他就坐在地毯上,靠着沙发,一动不动地盯着整个屋子中唯一的一扇门。
在长久的寂静中,吴楚靠在柔软的沙发面上,昏沉的意识却被渐渐倦意缠裹,像是冰面被光束灼烧融化一般无法控制,他指尖蜷缩了一下,长长的眼睫合拢了起来。
吴楚原来瞳仁中紧盯的那扇门发出了轻微的动静,带着保温盒饭的沈秋泽推开了门,看到吴楚没在床,而是坐在地毯上背靠着沙发,他似乎一点都没有意外,走了过去。

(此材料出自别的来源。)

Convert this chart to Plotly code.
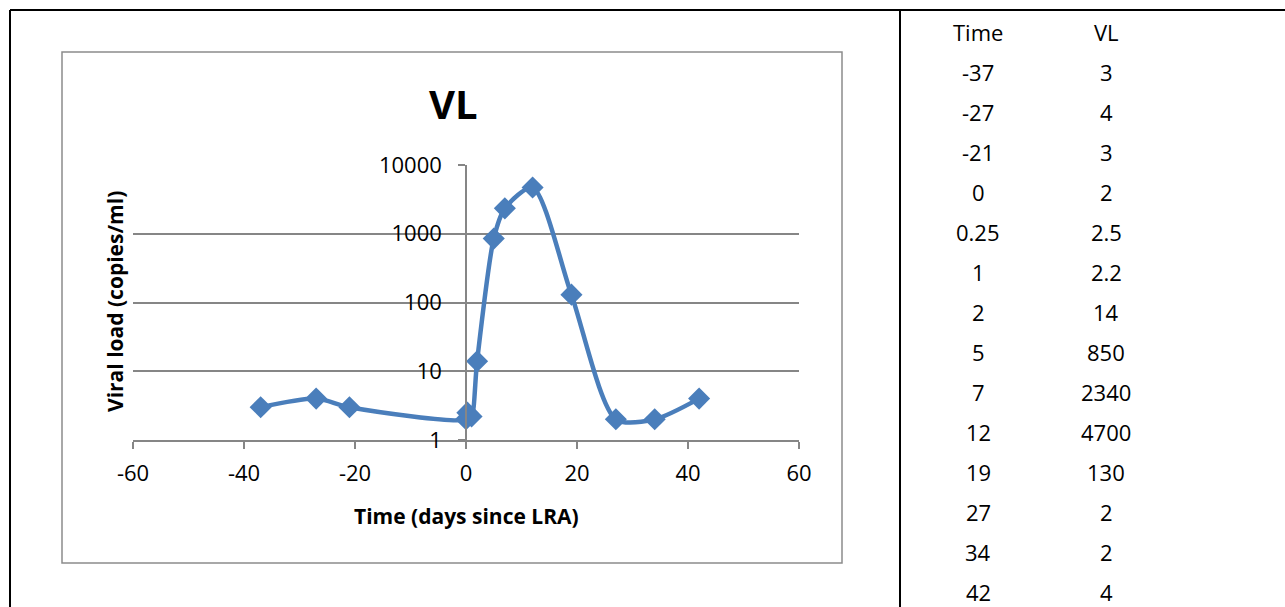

沈秋泽走得很慢很轻,拖鞋踩在厚厚柔软地毯上几乎没发出任何动静来到了茶几旁,他半跪在地毯上,望着被靠在沙发沿上,格外安静的吴楚。
他脸色有些苍白,微微垂着头,安安静静阖着眸子,从松垮的病服领口中可以窥见清晰的一截锁骨,黑发有些长,细碎地遮住了耳廓,似乎是睡得有些不太安稳,眉心皱着。
看上去好像因为苍白的脸色和微蹙的眉心,让靠在沙发背上的人看上去罕见地带着几柔软弱,甚至有种易碎的脆弱。

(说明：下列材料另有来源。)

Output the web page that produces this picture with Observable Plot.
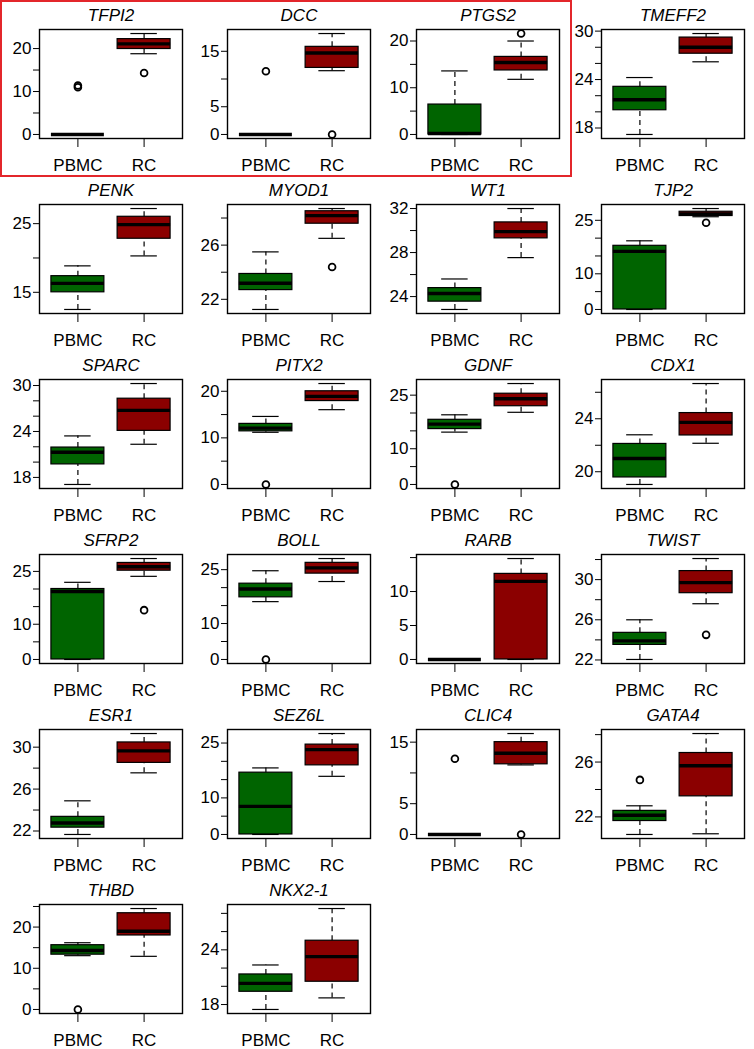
<!DOCTYPE html>
<html>
<head>
<meta charset="utf-8">
<script src="https://cdn.jsdelivr.net/npm/d3@7"></script>
<script src="https://cdn.jsdelivr.net/npm/@observablehq/plot@0.6"></script>
<style>
  html, body { margin: 0; padding: 0; background: #fff; }
  #wrap { position: relative; width: 754px; height: 1049px; overflow: hidden; font-family: "Liberation Sans", Arial, Helvetica, sans-serif; }
  .panel { position: absolute; }
  #highlight { position: absolute; left: 0px; top: 0px; width: 572px; height: 177px; border: 2px solid #e3262b; box-sizing: border-box; pointer-events: none; }
</style>
</head>
<body>
<div id="wrap"><div id="highlight"></div></div>
<script>
// ---- data ----
const genes = ["TFPI2","DCC","PTGS2","TMEFF2","PENK","MYOD1","WT1","TJP2","SPARC","PITX2","GDNF","CDX1",
               "SFRP2","BOLL","RARB","TWIST","ESR1","SEZ6L","CLIC4","GATA4","THBD","NKX2-1"];
const groups = ["PBMC","RC"];

// [lower whisker, Q1, median, Q3, upper whisker]
const pbmcStats = [
  [0,0,0,0,0],
  [0,0,0,0,0],
  [0,0,0.2,6.4,13.6],
  [17.2,20.2,21.5,23.1,24.25],
  [12.5,15.0,16.3,17.35,18.85],
  [21.25,22.68,23.18,23.87,25.5],
  [22.83,23.54,24.28,24.77,25.6],
  [0,0,16.3,17.85,19.25],
  [17.08,19.7,21.28,21.9,23.42],
  [11.2,11.4,12.1,13.0,14.6],
  [14.65,15.5,16.9,18.1,19.5],
  [19.04,19.57,21.0,22.1,22.79],
  [0,0,19.3,20.0,21.9],
  [16.1,17.3,19.6,21.1,24.7],
  [0,0,0,0,0],
  [22.05,23.5,23.9,24.7,26.0],
  [21.67,22.32,22.77,23.35,24.88],
  [0,0,7.67,16.9,18.2],
  [0,0,0,0,0],
  [20.72,21.7,22.12,22.44,22.81],
  [13.06,13.3,14.3,15.6,16.2],
  [17.46,19.4,20.32,21.3,22.34]
];
const rcStats = [
  [18.8,19.9,21.1,22.2,23.5],
  [11.5,12.0,14.7,15.8,18.2],
  [11.8,13.7,15.4,16.6,20.0],
  [26.2,27.2,28.0,29.2,29.7],
  [20.3,22.8,24.85,26.0,27.2],
  [26.5,27.58,28.18,28.5,28.7],
  [27.54,29.29,29.9,30.74,32.0],
  [26.0,26.2,26.8,27.4,28.3],
  [22.33,24.08,26.76,28.28,30.26],
  [16.05,17.9,18.9,20.0,21.66],
  [20.2,21.9,24.0,25.4,28.25],
  [22.15,22.74,23.73,24.43,26.66],
  [23.6,25.2,26.3,27.4,28.65],
  [21.7,23.9,25.5,26.9,28.1],
  [0,0,11.5,12.6,14.86],
  [27.6,28.65,29.7,30.85,32.1],
  [27.55,28.5,29.65,30.45,31.3],
  [15.9,18.9,23.2,24.57,27.6],
  [11.3,11.4,13.2,15.0,16.4],
  [20.77,23.5,25.73,26.66,28.08],
  [12.9,17.96,19.0,23.36,24.5],
  [18.73,20.5,23.26,25.0,28.53]
];
const pbmcOutliers = [[11.0,11.4],[11.4],[],[],[],[],[],[],[],[0],[0],[],[],[0],[],[],[],[],[12.3],[24.7],[0],[]];
const rcOutliers   = [[14.3],[0],[21.6],[],[],[24.38],[],[24.3],[],[],[],[],[14.0],[],[],[24.5],[],[],[0],[],[],[]];

const yTicks = [
  [0,5,10,15,20],[0,5,10,15],[0,5,10,15,20],[18,20,22,24,26,28,30],
  [15,20,25],[22,24,26,28],[24,26,28,30,32],[0,5,10,15,20,25],
  [18,20,22,24,26,28,30],[0,5,10,15,20],[0,5,10,15,20,25],[20,22,24,26],
  [0,5,10,15,20,25],[0,5,10,15,20,25],[0,5,10,15],[22,24,26,28,30,32],
  [22,24,26,28,30],[0,5,10,15,20,25],[0,5,10,15],[22,24,26,28],
  [0,5,10,15,20,25],[18,20,22,24,26,28]
];
const yLabels = [
  [0,10,20],[0,5,15],[0,10,20],[18,24,30],
  [15,25],[22,26],[24,28,32],[0,10,25],
  [18,24,30],[0,10,20],[0,10,25],[20,24],
  [0,10,25],[0,10,25],[0,5,10],[22,26,30],
  [22,26,30],[0,10,25],[0,5,15],[22,26],
  [0,10,20],[18,24]
];
const boxColors = ["#006400", "#8b0000"];

// ---- layout ----
const W = 188, H = 175;
const colLeft = [0, 188, 377, 562];
const wrap = document.getElementById("wrap");
const font = "'Liberation Sans', Arial, Helvetica, sans-serif";

genes.forEach((gene, i) => {
  const stats = [pbmcStats[i], rcStats[i]];
  const boxes = stats.map((s, j) => ({x: j + 1, lo: s[0], q1: s[1], med: s[2], q3: s[3], hi: s[4]}));
  const outs = [];
  [pbmcOutliers[i], rcOutliers[i]].forEach((arr, j) => arr.forEach(v => outs.push({x: j + 1, v})));
  const all = stats.flat().concat(outs.map(o => o.v));
  const mn = d3.min(all), mx = d3.max(all), pad = (mx - mn) * 0.04;

  const hw = 0.4, cap = 0.2;
  const marks = [
    Plot.ruleX(boxes, {x: "x", y1: "q3", y2: "hi", stroke: "black", strokeWidth: 1.2, strokeDasharray: "5,4"}),
    Plot.ruleX(boxes, {x: "x", y1: "lo", y2: "q1", stroke: "black", strokeWidth: 1.2, strokeDasharray: "5,4"}),
    Plot.ruleY(boxes, {y: "hi", x1: d => d.x - cap, x2: d => d.x + cap, stroke: "black", strokeWidth: 1.2}),
    Plot.ruleY(boxes, {y: "lo", x1: d => d.x - cap, x2: d => d.x + cap, stroke: "black", strokeWidth: 1.2}),
    ...boxes.map((b, j) => Plot.rect([b], {x1: d => d.x - hw, x2: d => d.x + hw, y1: "q1", y2: "q3", fill: boxColors[j], stroke: "black", strokeWidth: 1.2})),
    Plot.ruleY(boxes, {y: "med", x1: d => d.x - hw, x2: d => d.x + hw, stroke: "black", strokeWidth: 3.4}),
    Plot.dot(outs, {x: "x", y: "v", r: 3.4, stroke: "black", strokeWidth: 1.8, fill: "none"}),
    Plot.frame({stroke: "black", strokeWidth: 1.4}),
    Plot.text([gene], {frameAnchor: "top", lineAnchor: "middle", dy: -14, text: d => d, fontStyle: "italic", fontSize: 17, fill: "black"})
  ];

  const chart = Plot.plot({
    width: W, height: H,
    marginLeft: 39, marginRight: 6, marginTop: 29, marginBottom: 37,
    style: {fontFamily: font, fontSize: "17px", background: "transparent", color: "black", overflow: "visible"},
    x: {type: "linear", domain: [0.42, 2.58], ticks: [1, 2], tickFormat: d => groups[Math.round(d) - 1], tickSize: 9, tickPadding: 11, label: null},
    y: {type: "linear", domain: [mn - pad, mx + pad], ticks: yTicks[i], tickFormat: d => yLabels[i].includes(d) ? String(d) : "", tickSize: 6, tickPadding: 2, label: null},
    marks
  });
  const div = document.createElement("div");
  div.className = "panel";
  div.style.left = colLeft[i % 4] + "px";
  div.style.top = (Math.floor(i / 4) * H) + "px";
  div.appendChild(chart);
  wrap.insertBefore(div, document.getElementById("highlight"));
});
</script>
</body>
</html>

纵使是这样,在暖黄的灯光下,这一副场景依旧安静温馨,美好得好像只有沈秋泽梦里才会出现。
也只有这样,他才能跟面前的吴楚安安静静地相处。
沈秋泽漆黑的眸子温柔了下来,他低头,将手指放在自己颈脖处,直到确定贴着创口贴的指骨被捂暖了后,才微微俯身伸出指骨,将吴楚的眉心轻轻揉开。
他知道吴楚此时此刻是睡得不大安稳。
因为吴楚体内的药效还没有彻底散去,那种药效会让吴楚在安静的环境下极易感到困倦疲备,哪怕意识抗拒睡意,但只要药效还没有彻底散去,意识就不可能会扛得过药效。
望着吴楚在昏沉中蹙眉动了几下眼睫,像是在抗拒警惕着什么,沈秋泽指尖下意识顿了半在空中,经过长久的沉默后,他才垂眸俯身弯腰将坐在地毯上靠着沙发背的吴楚抱起。
即使是在闭着眼意识昏沉时,吴楚也在厌恶抗拒他的靠近。
但是就是这么一个在闭着眼都厌恶他靠近的人,曾经为了他在三十多度将近四十度的高温下修车,也为了他能够直接拎着某个纨绔的富二代领子,周身满是戾气地寒声撂下狠话。